A good guitar lesson can show the mechanics. The song itself teaches the harder part: how to make the guitar speak.
Want to Hear It Differently?
One of the most moving later performances of the song came at the Concert for George, the 2002 tribute concert for George Harrison.
Eric Clapton, Paul McCartney, Ringo Starr and other musicians performed the song not as a nostalgic Beatles number, but as a farewell. The meaning of the song changed. What had once been Harrison’s reflection on sorrow became a collective tribute to him.
That performance closes the circle beautifully: Harrison wrote the song, Clapton helped give it its immortal guitar voice, and years later Clapton played it again to honor the friend who had trusted him with it.
While My Guitar Gently Weeps at the Concert for George: a performance where the song becomes a memorial.
Final Thoughts: A Song About the Love We Fail to See
More than fifty years later, While My Guitar Gently Weeps still feels alive because its sadness is not trapped in 1968.

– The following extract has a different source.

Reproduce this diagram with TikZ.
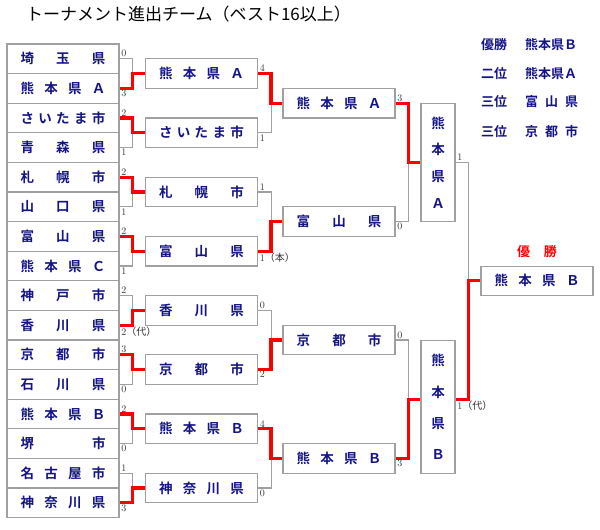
\documentclass[tikz,border=0pt]{standalone}
\usepackage{fontspec}
\usepackage{tikz}
\usetikzlibrary{positioning}
\newfontfamily\jp{Noto Sans CJK JP}[BoldFont={Noto Sans CJK JP Bold}]
\definecolor{teamblue}{RGB}{20,20,135}
\definecolor{boxgray}{RGB}{160,160,160}
\newcommand{\nm}[1]{\makebox[85pt]{#1}}

\begin{document}
\begin{tikzpicture}[x=1pt,y=-1pt,node distance=29pt,on grid,
        team/.style={draw=boxgray,line width=1.1pt,minimum width=112pt,minimum height=29.6pt,inner sep=0pt,text=teamblue,font=\jp\bfseries\fontsize{13.5}{13.5}\selectfont},
        tall/.style={team,minimum width=34pt,align=center},
        score/.style={inner sep=1.5pt,text=black!80,font=\fontsize{10}{10}\selectfont},
        win/.style={draw=red,line width=3.2pt},
        lose/.style={draw=boxgray,line width=1.1pt},
        legend/.style={anchor=west,inner sep=0pt,text=teamblue,font=\jp\bfseries\fontsize{13}{13}\selectfont}]
    \useasboundingbox (0,0) rectangle (600,530);
    \node[anchor=west,inner sep=0pt,font=\jp\fontsize{17}{17}\selectfont] (title) at (26,14) {トーナメント進出チーム（ベスト16以上）};

    % first round
    \node[team] (t_1) at (63,58.8) {\nm{埼\hfill 玉\hfill 県}};
    \node[team] (t_2) at (63,88.4) {\nm{熊\hfill 本\hfill 県\hfill Ａ}};
    \node[team] (t_3) at (63,118.0) {\nm{さ\hfill い\hfill た\hfill ま\hfill 市}};
    \node[team] (t_4) at (63,147.6) {\nm{青\hfill 森\hfill 県}};
    \node[team] (t_5) at (63,177.2) {\nm{札\hfill 幌\hfill 市}};
    \node[team] (t_6) at (63,206.8) {\nm{山\hfill 口\hfill 県}};
    \node[team] (t_7) at (63,236.4) {\nm{富\hfill 山\hfill 県}};
    \node[team] (t_8) at (63,266.0) {\nm{熊\hfill 本\hfill 県\hfill Ｃ}};
    \node[team] (t_9) at (63,295.6) {\nm{神\hfill 戸\hfill 市}};
    \node[team] (t_10) at (63,325.2) {\nm{香\hfill 川\hfill 県}};
    \node[team] (t_11) at (63,354.8) {\nm{京\hfill 都\hfill 市}};
    \node[team] (t_12) at (63,384.4) {\nm{石\hfill 川\hfill 県}};
    \node[team] (t_13) at (63,414.0) {\nm{熊\hfill 本\hfill 県\hfill Ｂ}};
    \node[team] (t_14) at (63,443.6) {\nm{堺\hfill 市}};
    \node[team] (t_15) at (63,473.2) {\nm{名\hfill 古\hfill 屋\hfill 市}};
    \node[team] (t_16) at (63,502.8) {\nm{神\hfill 奈\hfill 川\hfill 県}};

    % second round
    \node[team] (r2_1) at (201.5,73.6) {\nm{熊\hfill 本\hfill 県\hfill Ａ}};
    \node[team] (r2_2) at (201.5,132.8) {\nm{さ\hfill い\hfill た\hfill ま\hfill 市}};
    \node[team] (r2_3) at (201.5,192.0) {\nm{札\hfill 幌\hfill 市}};
    \node[team] (r2_4) at (201.5,251.2) {\nm{富\hfill 山\hfill 県}};
    \node[team] (r2_5) at (201.5,310.4) {\nm{香\hfill 川\hfill 県}};
    \node[team] (r2_6) at (201.5,369.6) {\nm{京\hfill 都\hfill 市}};
    \node[team] (r2_7) at (201.5,428.8) {\nm{熊\hfill 本\hfill 県\hfill Ｂ}};
    \node[team] (r2_8) at (201.5,488.0) {\nm{神\hfill 奈\hfill 川\hfill 県}};

    % quarter finals
    \node[team] (r3_1) at (339,103.2) {\nm{熊\hfill 本\hfill 県\hfill Ａ}};
    \node[team] (r3_2) at (339,221.6) {\nm{富\hfill 山\hfill 県}};
    \node[team] (r3_3) at (339,340.0) {\nm{京\hfill 都\hfill 市}};
    \node[team] (r3_4) at (339,458.4) {\nm{熊\hfill 本\hfill 県\hfill Ｂ}};

    % semi finals and final
    \node[tall,minimum height=118.4pt,font=\jp\bfseries\fontsize{13.5}{26.7}\selectfont] (r4_1) at (438,162.4) {熊\\本\\県\\Ａ};
    \node[tall,minimum height=133.2pt,font=\jp\bfseries\fontsize{13.5}{31.3}\selectfont] (r4_2) at (438,407.2) {熊\\本\\県\\Ｂ};
    \coordinate (m_b) at (438,399.2);
    \node[team,minimum height=29.5pt] (fin) at (537,280.8) {\nm{熊\hfill 本\hfill 県\hfill Ｂ}};
    \node[above=29pt of fin,inner sep=0pt,text=red,font=\jp\bfseries\fontsize{13}{13}\selectfont] (champ) {\makebox[40pt]{優\hfill 勝}};

    % losers
    \draw[lose] (t_1.east) -- ++(13,0) |- (r2_1.west);
    \draw[lose] (t_4.east) -- ++(13,0) |- (r2_2.west);
    \draw[lose] (t_6.east) -- ++(13,0) |- (r2_3.west);
    \draw[lose] (t_8.east) -- ++(13,0) |- (r2_4.west);
    \draw[lose] (t_9.east) -- ++(13,0) |- (r2_5.west);
    \draw[lose] (t_12.east) -- ++(13,0) |- (r2_6.west);
    \draw[lose] (t_14.east) -- ++(13,0) |- (r2_7.west);
    \draw[lose] (t_15.east) -- ++(13,0) |- (r2_8.west);
    \draw[lose] (r2_2.east) -- ++(13,0) |- (r3_1.west);
    \draw[lose] (r2_3.east) -- ++(13,0) |- (r3_2.west);
    \draw[lose] (r2_5.east) -- ++(13,0) |- (r3_3.west);
    \draw[lose] (r2_8.east) -- ++(13,0) |- (r3_4.west);
    \draw[lose] (r3_2.east) -- ++(13,0) |- (r4_1.west);
    \draw[lose] (r3_3.east) -- ++(13,0) |- (r4_2.west |- m_b);
    \draw[lose] (r4_1.east) -- ++(13,0) |- (fin.west);

    % winners
    \draw[win] (t_2.east) -- ++(13,0) |- (r2_1.west);
    \draw[win] (t_3.east) -- ++(13,0) |- (r2_2.west);
    \draw[win] (t_5.east) -- ++(13,0) |- (r2_3.west);
    \draw[win] (t_7.east) -- ++(13,0) |- (r2_4.west);
    \draw[win] (t_10.east) -- ++(13,0) |- (r2_5.west);
    \draw[win] (t_11.east) -- ++(13,0) |- (r2_6.west);
    \draw[win] (t_13.east) -- ++(13,0) |- (r2_7.west);
    \draw[win] (t_16.east) -- ++(13,0) |- (r2_8.west);
    \draw[win] (r2_1.east) -- ++(13,0) |- (r3_1.west);
    \draw[win] (r2_4.east) -- ++(13,0) |- (r3_2.west);
    \draw[win] (r2_6.east) -- ++(13,0) |- (r3_3.west);
    \draw[win] (r2_7.east) -- ++(13,0) |- (r3_4.west);
    \draw[win] (r3_1.east) -- ++(13,0) |- (r4_1.west);
    \draw[win] (r3_4.east) -- ++(13,0) |- (r4_2.west |- m_b);
    \draw[win] (r4_2.east |- m_b) -- ++(13,0) |- (fin.west);

    % scores
    \node[score,above right] (s_1) at (t_1.east) {0};
    \node[score,below right] (s_2) at (t_2.east) {3};
    \node[score,above right] (s_3) at (t_3.east) {2};
    \node[score,below right] (s_4) at (t_4.east) {1};
    \node[score,above right] (s_5) at (t_5.east) {2};
    \node[score,below right] (s_6) at (t_6.east) {1};
    \node[score,above right] (s_7) at (t_7.east) {2};
    \node[score,below right] (s_8) at (t_8.east) {1};
    \node[score,above right] (s_9) at (t_9.east) {2};
    \node[score,below right] (s_10) at (t_10.east) {2{\jp（代）}};
    \node[score,above right] (s_11) at (t_11.east) {3};
    \node[score,below right] (s_12) at (t_12.east) {0};
    \node[score,above right] (s_13) at (t_13.east) {2};
    \node[score,below right] (s_14) at (t_14.east) {0};
    \node[score,above right] (s_15) at (t_15.east) {1};
    \node[score,below right] (s_16) at (t_16.east) {3};
    \node[score,above right] (s_21) at (r2_1.east) {4};
    \node[score,below right] (s_22) at (r2_2.east) {1};
    \node[score,above right] (s_23) at (r2_3.east) {1};
    \node[score,below right] (s_24) at (r2_4.east) {1{\jp（本）}};
    \node[score,above right] (s_25) at (r2_5.east) {0};
    \node[score,below right] (s_26) at (r2_6.east) {2};
    \node[score,above right] (s_27) at (r2_7.east) {4};
    \node[score,below right] (s_28) at (r2_8.east) {0};
    \node[score,above right] (s_31) at (r3_1.east) {3};
    \node[score,below right] (s_32) at (r3_2.east) {0};
    \node[score,above right] (s_33) at (r3_3.east) {0};
    \node[score,below right] (s_34) at (r3_4.east) {3};
    \node[score,above right] (s_41) at (r4_1.east) {1};
    \node[score,below right] (s_42) at (r4_2.east |- m_b) {1{\jp（代）}};

    % results
    \node[legend] (w_1) at (481,44.3) {優勝};
    \node[legend] (n_1) at (525,44.3) {熊本県Ｂ};
    \node[legend] (w_2) at (481,73.3) {二位};
    \node[legend] (n_2) at (525,73.3) {熊本県Ａ};
    \node[legend] (w_3) at (481,101.7) {三位};
    \node[legend] (n_3) at (525,101.7) {\makebox[53pt]{富\hfill 山\hfill 県}};
    \node[legend] (w_4) at (481,131.7) {三位};
    \node[legend] (n_4) at (525,131.7) {\makebox[53pt]{京\hfill 都\hfill 市}};
\end{tikzpicture}
\end{document}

It speaks to something permanent: the pain of seeing people miss the love in front of them, the frustration of watching beauty go unnoticed, the quiet grief of knowing that the world could be kinder than it is.

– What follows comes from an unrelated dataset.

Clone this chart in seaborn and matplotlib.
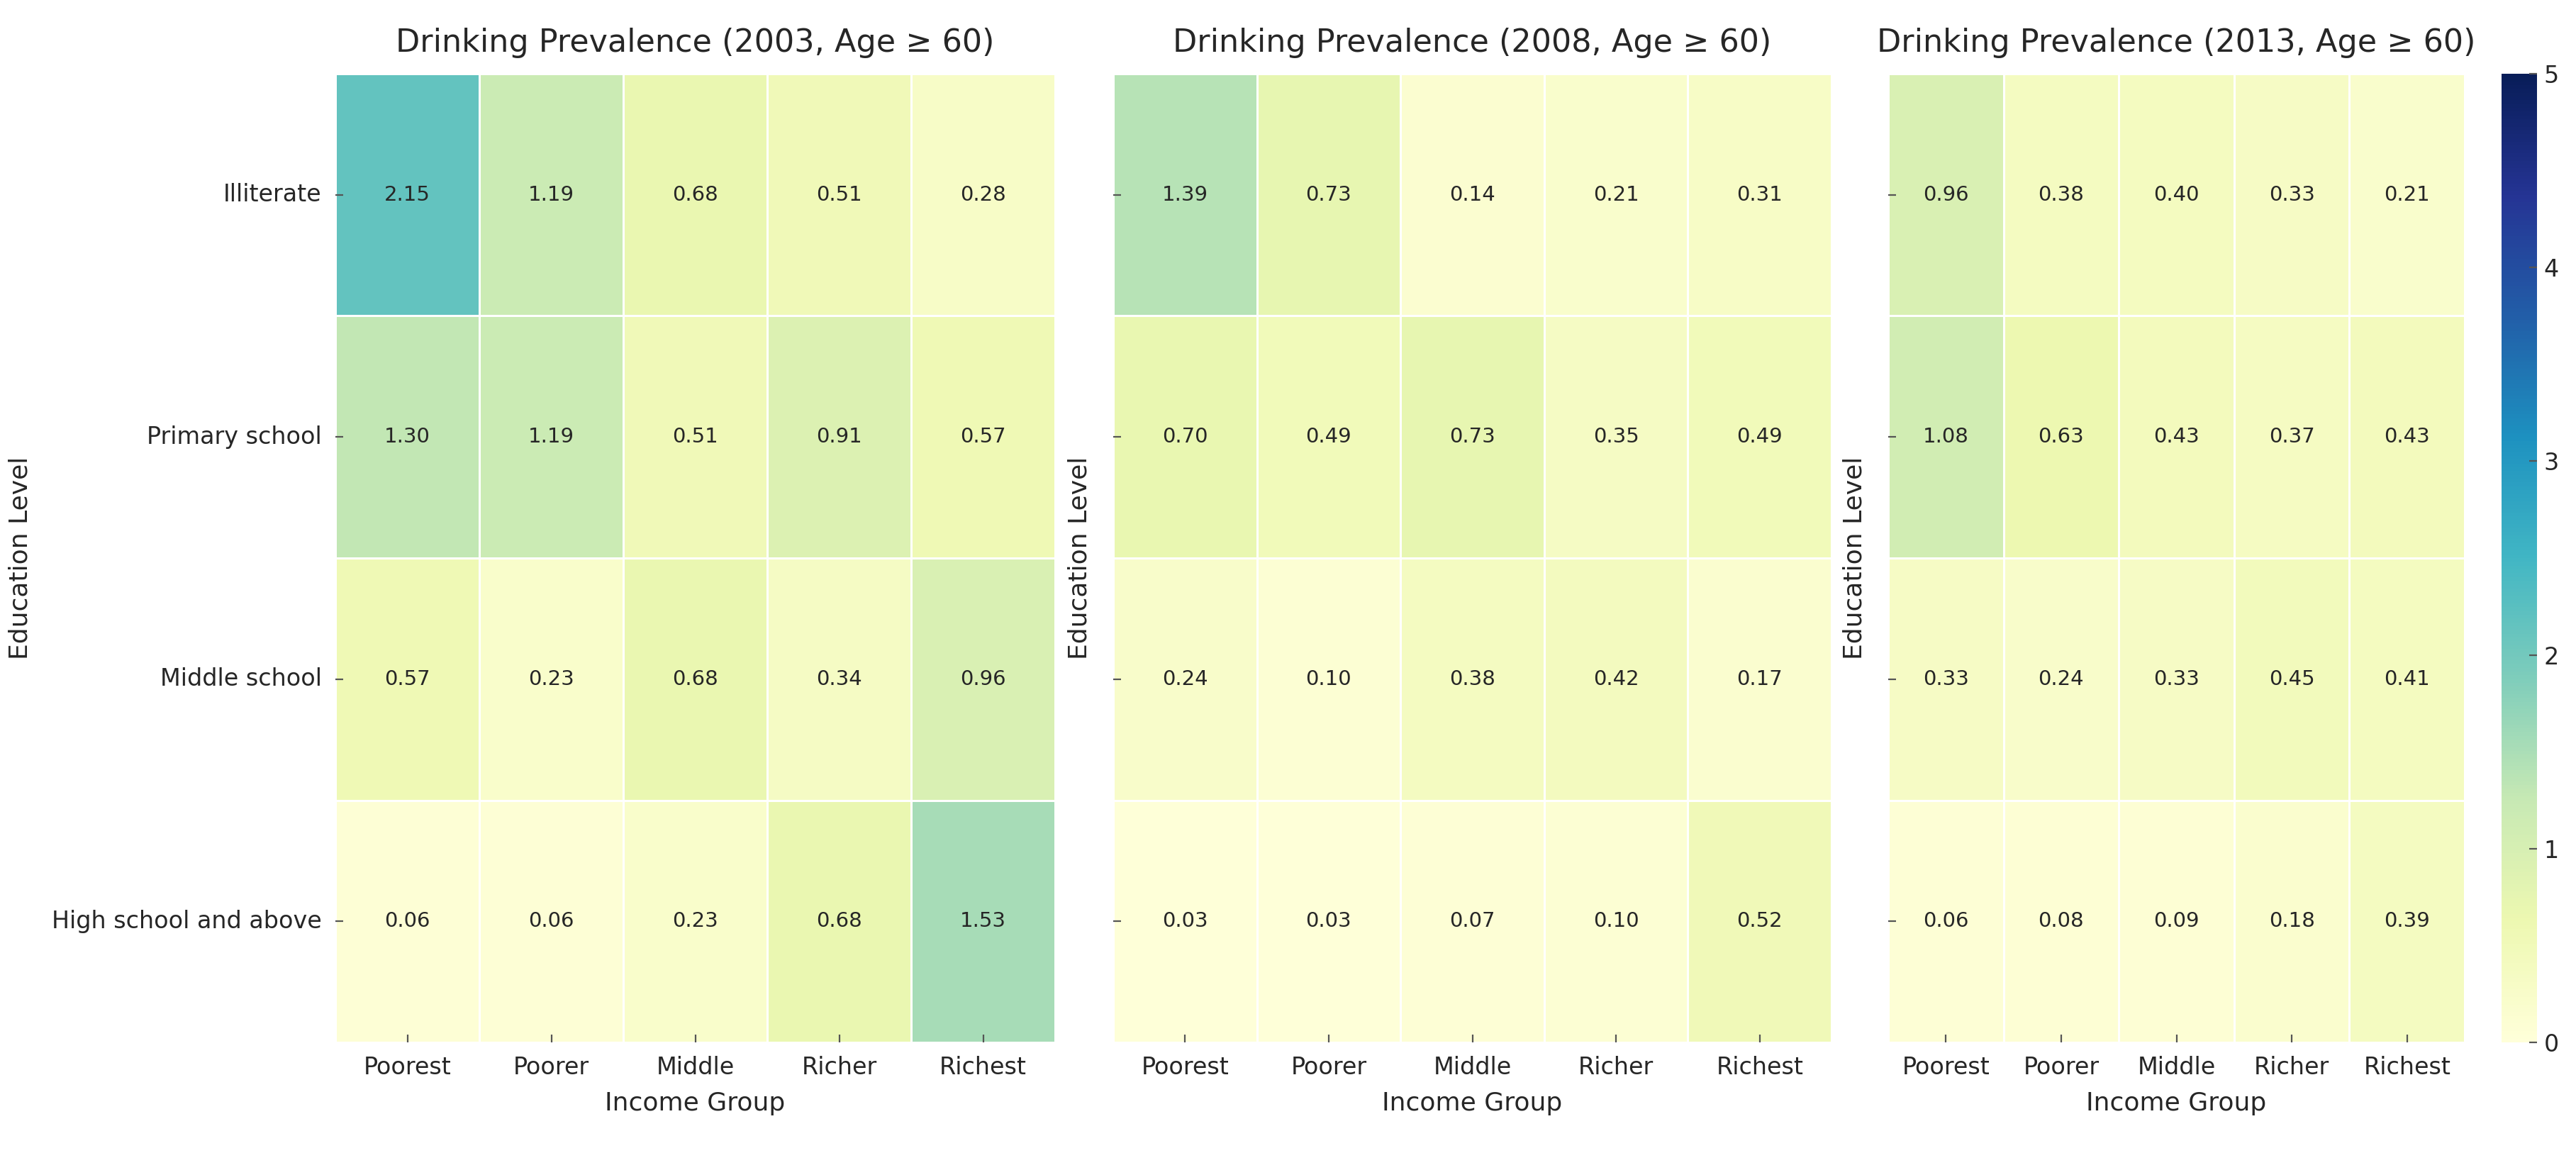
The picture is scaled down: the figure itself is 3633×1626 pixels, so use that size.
import numpy as np
import pandas as pd
import matplotlib
matplotlib.use("Agg")
import matplotlib.pyplot as plt
import seaborn as sns

education = ["Illiterate", "Primary school", "Middle school", "High school and above"]
income = ["Poorest", "Poorer", "Middle", "Richer", "Richest"]
years = ["2003", "2008", "2013"]

vals_2003 = [
    [2.15, 1.19, 0.68, 0.51, 0.28],
    [1.30, 1.19, 0.51, 0.91, 0.57],
    [0.57, 0.23, 0.68, 0.34, 0.96],
    [0.06, 0.06, 0.23, 0.68, 1.53],
]
vals_2008 = [
    [1.39, 0.73, 0.14, 0.21, 0.31],
    [0.70, 0.49, 0.73, 0.35, 0.49],
    [0.24, 0.10, 0.38, 0.42, 0.17],
    [0.03, 0.03, 0.07, 0.10, 0.52],
]
vals_2013 = [
    [0.96, 0.38, 0.40, 0.33, 0.21],
    [1.08, 0.63, 0.43, 0.37, 0.43],
    [0.33, 0.24, 0.33, 0.45, 0.41],
    [0.06, 0.08, 0.09, 0.18, 0.39],
]
all_vals = [vals_2003, vals_2008, vals_2013]

plt.rcParams["font.family"] = ["DejaVu Sans"]
plt.rcParams["axes.axisbelow"] = False

W, H = 3633, 1626
fig = plt.figure(figsize=(W / 200, H / 200), dpi=200)

def rect(x0, x1, y0=104, y1=1470):
    return [x0 / W, 1 - y1 / H, (x1 - x0) / W, (y1 - y0) / H]

axes = [
    fig.add_axes(rect(473, 1488)),
    fig.add_axes(rect(1570, 2583)),
    fig.add_axes(rect(2663, 3476)),
]
cax = fig.add_axes(rect(3528, 3578))

for i, (ax, yr, v) in enumerate(zip(axes, years, all_vals)):
    df = pd.DataFrame(v, index=education, columns=income)
    sns.heatmap(
        df, ax=ax, cmap="YlGnBu", vmin=0, vmax=5,
        annot=True, fmt=".2f", annot_kws={"size": 10.5, "color": "#262626"},
        linewidths=1, linecolor="white",
        cbar=(i == 2), cbar_ax=cax if i == 2 else None,
        yticklabels=(i == 0),
    )
    ax.set_title(f"Drinking Prevalence ({yr}, Age \u2265 60)", fontsize=16, pad=11, color="#262626")
    ax.set_xlabel("Income Group", fontsize=13, color="#262626", labelpad=6)
    ax.set_ylabel("Education Level", fontsize=13, color="#262626",
                  labelpad=(10 if i == 0 else 4))
    ax.tick_params(axis="both", direction="in", length=4, width=0.8, color="#555555",
                   labelsize=12, labelcolor="#262626", pad=7)
    if i != 0:
        ax.set_yticks(np.arange(len(education)) + 0.5)
        ax.set_yticklabels([])
    ax.tick_params(axis="x", labelrotation=0)
    ax.tick_params(axis="y", labelrotation=0)

cax.tick_params(direction="in", length=4, width=0.8, color="#555555", labelsize=12, labelcolor="#262626")
cax.set_yticks([0, 1, 2, 3, 4, 5])

fig.savefig("out.png", dpi=200, facecolor="white")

George Harrison wrote the song from a place of spiritual curiosity and personal frustration. Eric Clapton gave it a guitar voice that made that sadness unmistakable.
Together, they created one of the most haunting moments in the Beatles catalogue.
The guitar does not scream because the song is not about rage.
It gently weeps because sometimes the deepest sorrow is quiet.
FAQ
1) What is the meaning of “While My Guitar Gently Weeps”?
The song is about human disconnection, unrealized love and spiritual sadness. George Harrison looks at the world and sees people failing to recognize the love and connection around them.
2) Why did George Harrison write “While My Guitar Gently Weeps”?
Harrison was inspired by the I Ching and the idea that nothing happens by accident. He opened a book randomly, found the phrase “gently weeps,” and built the song around that idea.
3) Who plays lead guitar on “While My Guitar Gently Weeps”?
Eric Clapton plays the lead guitar solo. His appearance on a Beatles song was unusual and helped give the recording its emotional intensity.
4) Why was Eric Clapton invited to play on a Beatles song?
George Harrison felt the song needed something more and invited his friend Eric Clapton to the studio. Clapton’s presence also helped the Beatles take the track more seriously during the White Album sessions.
5) What album is “While My Guitar Gently Weeps” on?
The song appears on The Beatles, the 1968 double album commonly known as the White Album.
6) Is “While My Guitar Gently Weeps” one of George Harrison’s best songs?
Yes. It is widely considered one of Harrison’s greatest Beatles compositions, alongside songs such as Something and Here Comes the Sun.